### Collected data
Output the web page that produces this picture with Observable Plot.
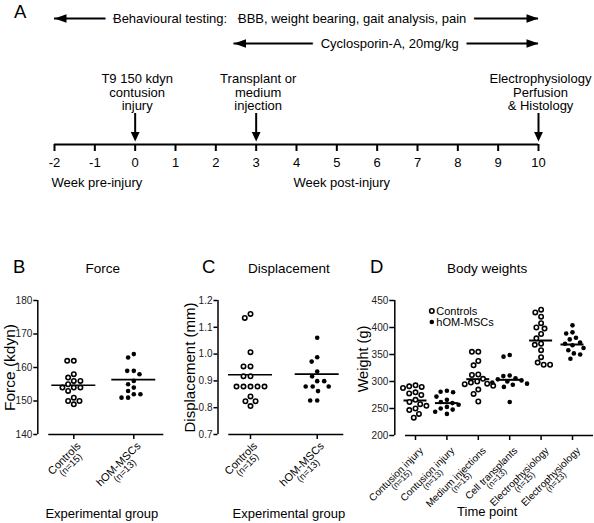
<!DOCTYPE html>
<html><head><meta charset="utf-8">
<script src="https://cdn.jsdelivr.net/npm/d3@7"></script>
<script src="https://cdn.jsdelivr.net/npm/@observablehq/plot@0.6"></script>
<style>
body{margin:0;background:#fff;}
#root{position:relative;width:594px;height:523px;overflow:hidden;font-family:"Liberation Sans",Arial,Helvetica,sans-serif;color:#000;}
.panel{position:absolute;}
.letter{position:absolute;font-size:18.5px;line-height:1;}
</style></head><body><div id="root"></div>
<script>
// ---------- DATA ----------
// Panel A: timeline
const weeks = [-2, -1, 0, 1, 2, 3, 4, 5, 6, 7, 8, 9, 10];
const periodNames = ["Behavioural testing:\u00a0\u00a0\u00a0BBB, weight bearing, gait analysis, pain", "Cyclosporin-A, 20mg/kg"];
const periodStart = [-2, 2.45];
const periodEnd = [10, 10];
const periodLabelAt = [3.83, 6.31];
const eventWeeks = [0, 3, 10];
const eventLabels = ["T9 150 kdyn\ncontusion\ninjury", "Transplant or\nmedium\ninjection", "Electrophysiology\nPerfusion\n& Histology"];
const phaseLabels = ["Week pre-injury", "Week post-injury"];
const phaseAt = [-2, 4];

// Panels B & C
const groupsBC = ["Controls", "hOM-MSCs"];
const groupNBC = ["(n=15)", "(n=13)"];
const forceControls = [162, 162, 158, 157, 156, 156, 155, 154, 154, 154, 153, 151, 150, 150, 149];
const forceMSC = [164, 163, 159, 159, 158, 156, 155, 154, 153, 152, 152, 151, 151];
const forceMeans = [154.7, 156.4];
const forceTicks = [140, 150, 160, 170, 180];

const dispControls = [1.15, 1.135, 1.007, 0.954, 0.954, 0.917, 0.917, 0.879, 0.879, 0.879, 0.879, 0.879, 0.842, 0.824, 0.824, 0.806];
const dispMSC = [1.061, 0.988, 0.972, 0.935, 0.917, 0.899, 0.899, 0.879, 0.879, 0.879, 0.862, 0.827, 0.827];
const dispMeans = [0.923, 0.925];
const dispTicks = [0.7, 0.8, 0.9, 1.0, 1.1, 1.2];

// Panel D
const groupsD = ["Contusion injury", "Contusion injury", "Medium injections", "Cell transplants", "Electrophysiology", "Electrophysiology"];
const groupND = ["(n=15)", "(n=13)", "(n=15)", "(n=13)", "(n=15)", "(n=13)"];
const seriesNames = ["Controls", "hOM-MSCs"];
const weightContusionCtrl = [293, 291, 290, 288, 280, 278, 275, 266, 262, 258, 255, 250, 247, 240, 233];
const weightContusionMSC = [283, 281, 280, 272, 266, 262, 260, 257, 253, 250, 248, 244, 240];
const weightMediumCtrl = [355, 355, 338, 330, 313, 312, 305, 300, 298, 296, 295, 292, 285, 277, 263];
const weightTransplantMSC = [349, 346, 311, 310, 306, 304, 302, 300, 298, 296, 294, 290, 262];
const weightElectroCtrl = [433, 428, 420, 408, 400, 398, 388, 380, 370, 368, 358, 345, 335, 331, 331];
const weightElectroMSC = [404, 391, 389, 381, 378, 372, 370, 367, 362, 358, 352, 350, 342];
const weightMeans = [264.8, 260, 304.3, 303.1, 375.9, 368.5];
const weightTicks = [200, 250, 300, 350, 400, 450];

// ---------- HELPERS ----------
const FONT = '"Liberation Sans", Arial, Helvetica, sans-serif';
const root = document.getElementById("root");
const baseStyle = {fontFamily: FONT, fontSize: "10px", background: "transparent", overflow: "visible", maxWidth: "none", color: "black"};
const cv = document.createElement("canvas").getContext("2d");
function textWidth(s, size) { cv.font = `${size}px ${FONT}`; return cv.measureText(s).width; }
function place(node, left, top) {
  const d = document.createElement("div");
  d.className = "panel"; d.style.left = left + "px"; d.style.top = top + "px";
  d.appendChild(node); root.appendChild(d);
}
function letter(t, left, top) {
  const d = document.createElement("div");
  d.className = "letter"; d.textContent = t; d.style.left = left + "px"; d.style.top = top + "px";
  root.appendChild(d);
}
const headRight = {draw(c) { c.moveTo(0, 0); c.lineTo(-12, -4.3); c.lineTo(-12, 4.3); c.closePath(); }};
const headLeft = {draw(c) { c.moveTo(0, 0); c.lineTo(12, -4.3); c.lineTo(12, 4.3); c.closePath(); }};
const headDown = {draw(c) { c.moveTo(0, 0); c.lineTo(-4.4, -9.5); c.lineTo(4.4, -9.5); c.closePath(); }};

function swarm(ys, d) {
  const order = d3.range(ys.length).sort((a, b) => ys[a] - ys[b]);
  const placed = [], out = new Array(ys.length);
  for (const i of order) {
    const y = ys[i];
    const cands = [0];
    for (const p of placed) {
      const dy = Math.abs(p.y - y);
      if (dy < d) { const dx = Math.sqrt(d * d - dy * dy); cands.push(p.x - dx, p.x + dx); }
    }
    cands.sort((a, b) => Math.abs(a) - Math.abs(b) || a - b);
    let best = 0;
    for (const c of cands) {
      if (placed.every(p => (p.x - c) ** 2 + (p.y - y) ** 2 >= d * d - 1e-6)) { best = c; break; }
    }
    out[i] = best; placed.push({x: best, y});
  }
  return out;
}

function catLabels(names, ns, o) {
  const u = Math.SQRT1_2;
  return names.flatMap((name, i) => {
    const w = textWidth(name, o.size1);
    return [
      Plot.text([i], {x: d => d, frameAnchor: "bottom", lineAnchor: "middle", text: () => name, rotate: -45, textAnchor: "end", fontSize: o.size1, dx: o.ax, dy: o.ay}),
      Plot.text([i], {x: d => d, frameAnchor: "bottom", lineAnchor: "middle", text: () => ns[i], rotate: -45, textAnchor: "middle", fontSize: o.size2,
        dx: o.ax - u * w / 2 + u * o.gap, dy: o.ay + u * w / 2 + u * o.gap})
    ];
  });
}

// ---------- PANEL A ----------
const periods = periodNames.map((name, i) => ({name, from: periodStart[i], to: periodEnd[i], at: periodLabelAt[i]}));
const events = eventWeeks.map((week, i) => ({week, label: eventLabels[i]}));
const A = {width: 594, height: 200, marginTop: 0, marginBottom: 56};
const frameBottomA = A.height - A.marginBottom;
const frameCenterA = (A.marginTop + A.height - A.marginBottom) / 2;
const plotA = Plot.plot({
  width: A.width, height: A.height,
  marginLeft: 54, marginRight: 56, marginTop: A.marginTop, marginBottom: A.marginBottom,
  x: {domain: [weeks[0], weeks[weeks.length - 1]]},
  y: {type: "point", domain: periodNames, range: [17.5, 42.7], padding: 0, axis: null},
  style: {...baseStyle, fontSize: "13px"},
  marks: [
    Plot.ruleY(periods, {y: "name", x1: "from", x2: "to", strokeWidth: 2}),
    Plot.dot(periods, {y: "name", x: "from", symbol: headLeft, fill: "black", stroke: "none"}),
    Plot.dot(periods, {y: "name", x: "to", symbol: headRight, fill: "black", stroke: "none"}),
    Plot.text(periods, {y: "name", x: "at", text: "name", fill: "black", stroke: "white", strokeWidth: 17, paintOrder: "stroke", fontSize: 13}),
    Plot.ruleX(events, {x: "week", insetTop: 113, insetBottom: 11, strokeWidth: 2}),
    Plot.dot(events, {x: "week", frameAnchor: "top", dy: 141, symbol: headDown, fill: "black", stroke: "none"}),
    Plot.text(events, {x: "week", text: "label", frameAnchor: "top", lineAnchor: "middle", textAnchor: "middle", dy: 92, dx: 2, lineHeight: 1.04, fontSize: 13}),
    Plot.ruleY([{from: weeks[0], to: weeks[weeks.length - 1]}], {x1: "from", x2: "to", y: null, dy: frameBottomA - frameCenterA, strokeWidth: 2}),
    Plot.axisX(weeks, {tickSize: 7, tickPadding: 6.5, strokeWidth: 2, fontSize: 13, tickFormat: d => `${d}`, label: null, fill: "black"}),
    Plot.text(phaseLabels, {x: (d, i) => phaseAt[i], text: d => d, frameAnchor: "bottom", lineAnchor: "middle", dy: 38.7, dx: -3, textAnchor: "start", fontSize: 13})
  ]
});
place(plotA, 0, 0);

// ---------- DOT PANELS ----------
function dotPanel(c) {
  const height = 273, marginTop = 50;
  const n = c.groups.length;
  const yPx = d3.scaleLinear(c.yDomain, [height - c.marginBottom, marginTop]);
  const spacing = (c.xRange[1] - c.xRange[0]) / (n - 1);
  const pts = [];
  c.series.forEach((vals, g) => {
    const offs = swarm(vals.map(yPx), c.minDist);
    vals.forEach((v, k) => pts.push({g, value: v, xi: g + offs[k] / spacing, open: c.open[g]}));
  });
  const hw = c.meanHalfPx / spacing;
  const axisAt = (c.marginLeft - c.xRange[0]) / spacing; // frame left, in group units
  const marks = [
    Plot.ruleX([axisAt], {y1: c.yDomain[0], y2: c.yDomain[1], strokeWidth: 1.5}),
    Plot.axisY(c.ticks, {tickSize: c.tickSize || 4, tickPadding: 1.5, strokeWidth: 1.5, fontSize: 10, tickFormat: c.tickFormat, label: null, fill: "#222"}),
    Plot.axisX(d3.range(n), {tickSize: 5, strokeWidth: 1.5, tickFormat: () => "", label: null}),
    Plot.ruleY([c.yDomain[0]], {insetLeft: c.baseInset, strokeWidth: 1.5}),
    Plot.ruleY(c.means, {y: d => d, x1: (d, i) => i - hw, x2: (d, i) => i + hw, strokeWidth: c.meanWidth}),
    Plot.dot(pts.filter(p => p.open), {x: "xi", y: "value", r: 2.2, stroke: "black", strokeWidth: 1.6, fill: "white"}),
    Plot.dot(pts.filter(p => !p.open), {x: "xi", y: "value", r: 2.3, fill: "black", stroke: "none"}),
    Plot.text([c.title], {frameAnchor: "top", lineAnchor: "middle", textAnchor: "middle", dy: -32, dx: c.titleDx, fontSize: 13.5}),
    Plot.text([c.yLabel], {frameAnchor: "left", lineAnchor: "middle", textAnchor: "middle", rotate: -90, dx: c.yLabelDx, dy: c.yLabelDy || 0, fontSize: c.yLabelSize}),
    Plot.text([c.xLabel], {frameAnchor: "bottom", lineAnchor: "middle", textAnchor: "middle", dy: c.xLabelDy, dx: c.xLabelDx, fontSize: 13}),
    ...catLabels(c.groups, c.ns, c.cat),
    ...(c.legend || [])
  ];
  const p = Plot.plot({
    width: c.width, height, marginTop, marginBottom: c.marginBottom,
    marginLeft: c.marginLeft, marginRight: c.marginRight,
    x: {domain: [0, n - 1], range: c.xRange},
    y: {domain: c.yDomain},
    style: baseStyle,
    marks
  });
  place(p, c.left, 250);
}

// Panel B
dotPanel({
  left: 0, width: 190, marginLeft: 37.3, marginRight: 26.7, marginBottom: 89,
  xRange: [73.3, 133.3], yDomain: [forceTicks[0], forceTicks[forceTicks.length - 1]], ticks: forceTicks, tickFormat: d => `${d}`,
  groups: groupsBC, ns: groupNBC, series: [forceControls, forceMSC], open: [true, false], means: forceMeans,
  minDist: 6.6, meanHalfPx: 22, meanWidth: 1.7, baseInset: 11,
  title: "Force", titleDx: 2, yLabel: "Force (kdyn)", yLabelDx: -27.3, yLabelSize: 15.5,
  xLabel: "Experimental group", xLabelDx: 1, xLabelDy: 79,
  cat: {size1: 11, size2: 9.5, ax: 5, ay: 9.5, gap: 9}
});

// Panel C
dotPanel({
  left: 170, width: 210, marginLeft: 47.5, marginRight: 36.7, marginBottom: 89,
  xRange: [80, 146.7], yDomain: [dispTicks[0], dispTicks[dispTicks.length - 1]], ticks: dispTicks, tickFormat: d3.format(".1f"),
  groups: groupsBC, ns: groupNBC, series: [dispControls, dispMSC], open: [true, false], means: dispMeans,
  minDist: 7, meanHalfPx: 22, meanWidth: 1.7, baseInset: 10.8,
  title: "Displacement", titleDx: 8, yLabel: "Displacement (mm)", yLabelDx: -28, yLabelSize: 15,
  xLabel: "Experimental group", xLabelDx: 8, xLabelDy: 79,
  cat: {size1: 11, size2: 9.5, ax: 5, ay: 9.5, gap: 9}
});

// Panel D
const legendD = seriesNames.flatMap((name, i) => [
  Plot.dot([name], {frameAnchor: "top-left", dx: 37, dy: 10.5 + i * 11, r: i ? 2.3 : 2.2,
    stroke: i ? "none" : "black", strokeWidth: 1.6, fill: i ? "black" : "white"}),
  Plot.text([name], {frameAnchor: "top-left", lineAnchor: "middle", dx: 41.5, dy: 10.5 + i * 11, text: d => d, textAnchor: "start", fontSize: 11})
]);
dotPanel({
  left: 340, width: 254, marginLeft: 54.3, marginRight: 1, marginBottom: 88,
  xRange: [75, 232], yDomain: [weightTicks[0], weightTicks[weightTicks.length - 1]], ticks: weightTicks, tickFormat: d => `${d}`, tickSize: 5,
  groups: groupsD, ns: groupND,
  series: [weightContusionCtrl, weightContusionMSC, weightMediumCtrl, weightTransplantMSC, weightElectroCtrl, weightElectroMSC],
  open: [true, false, true, false, true, false], means: weightMeans,
  minDist: 6.4, meanHalfPx: 11.5, meanWidth: 2, baseInset: 10.7,
  title: "Body weights", titleDx: -7, yLabel: "Weight (g)", yLabelDx: -31, yLabelDy: -9, yLabelSize: 14.5,
  xLabel: "Time point", xLabelDx: -7, xLabelDy: 76,
  cat: {size1: 10, size2: 8.5, ax: 6, ay: 13.5, gap: 7.5},
  legend: legendD
});

// Panel letters
letter("A", 14, 2.5);
letter("B", 13, 257.6);
letter("C", 202, 257.6);
letter("D", 370, 257.6);
</script></body></html>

### Aim
Copy exactly the lines running from the beginning of the listing through the line that has "const phaseAt = [-2, 4];". Drop the pictures.

### Solution to this exercise
Output the web page that produces this picture with Observable Plot.
<!DOCTYPE html>
<html><head><meta charset="utf-8">
<script src="https://cdn.jsdelivr.net/npm/d3@7"></script>
<script src="https://cdn.jsdelivr.net/npm/@observablehq/plot@0.6"></script>
<style>
body{margin:0;background:#fff;}
#root{position:relative;width:594px;height:523px;overflow:hidden;font-family:"Liberation Sans",Arial,Helvetica,sans-serif;color:#000;}
.panel{position:absolute;}
.letter{position:absolute;font-size:18.5px;line-height:1;}
</style></head><body><div id="root"></div>
<script>
// ---------- DATA ----------
// Panel A: timeline
const weeks = [-2, -1, 0, 1, 2, 3, 4, 5, 6, 7, 8, 9, 10];
const periodNames = ["Behavioural testing:\u00a0\u00a0\u00a0BBB, weight bearing, gait analysis, pain", "Cyclosporin-A, 20mg/kg"];
const periodStart = [-2, 2.45];
const periodEnd = [10, 10];
const periodLabelAt = [3.83, 6.31];
const eventWeeks = [0, 3, 10];
const eventLabels = ["T9 150 kdyn\ncontusion\ninjury", "Transplant or\nmedium\ninjection", "Electrophysiology\nPerfusion\n& Histology"];
const phaseLabels = ["Week pre-injury", "Week post-injury"];
const phaseAt = [-2, 4];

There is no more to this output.